In a circular from Singapore's Ministry of Health (MOH) to doctors, medical services director Kenneth Mak said 50 cases of invasive GBS infections, caused by a common bacterium (group B streptococcus), were reported by public hospitals in July, twice the average monthly figure of 25 from earlier this year.
After the lab tests, it was found that 18 of these 50 cases were infected by GBS Type III ST283. As per the reports, the profile of these patients is similar to those who were infected by the same bacteria in the 2015 outbreak, which was found to have a link to raw fish.
A ban on the sale of freshwater fish has been imposed since December 2015, after GBS Type III ST283 infected over 150 patients who ate this fish.
After the recent spike in GBS infection cases, along with MOH and Singapore Food Agency (SFA) started their investigation and on Sunday they said none of the food stalls, visited by patients who recently contracted the infectious strain, had sold raw fish dishes.
The statement also said SFA did not detect GBS Type III ST283 in the routine sampling and testing of fish samples analyzed between May 2019 and August 2020.
Joint Investigation And Advisory
MOH and SFA said in a joint statement that the officials are conducting field investigations at various locations and collecting information on the patients' food history as part of its probe into the recent spike in GBS infection cases.
MOH has reminded the food stalls, which are selling ready-to-eat raw fish to make sure that the sellers practice good hygiene and handle the fish properly before serving to the customers. The Health ministry also alerted doctors to remain vigilant and report suspected GBS infection cases.

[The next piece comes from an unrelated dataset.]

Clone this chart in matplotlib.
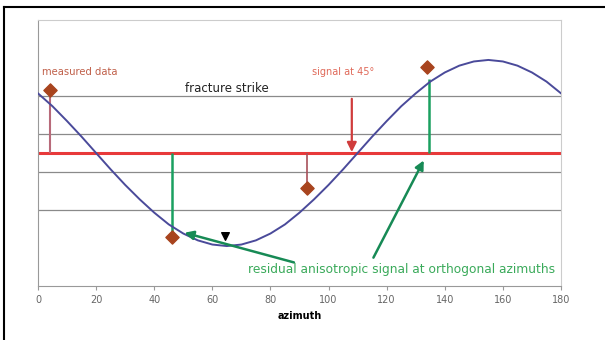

The ministry also added that people, mostly those belonging to the vulnerable groups—children, pregnant women, elderly people and those with chronic diseases like diabetes—should exercise caution by avoiding the consumption of raw food. The authorities also advised the Singaporeans to thoroughly cook their food, wash hands and utensils before preparing and consuming food.
Tan Whee Boon was one of the victims who got infected by GBS bacterium in 2015. As he showed symptoms like vomiting, diarrhea, and fever, it was thought to be a case of food poisoning but soon it turned out to be a fatal one.
Due to the GBS infection, which resulted in lack of oxygen, his hands and feet turned purple and then dark red. Soon, they turned black and the skin on affected body parts began to wilt. This left no option but amputation for doctors.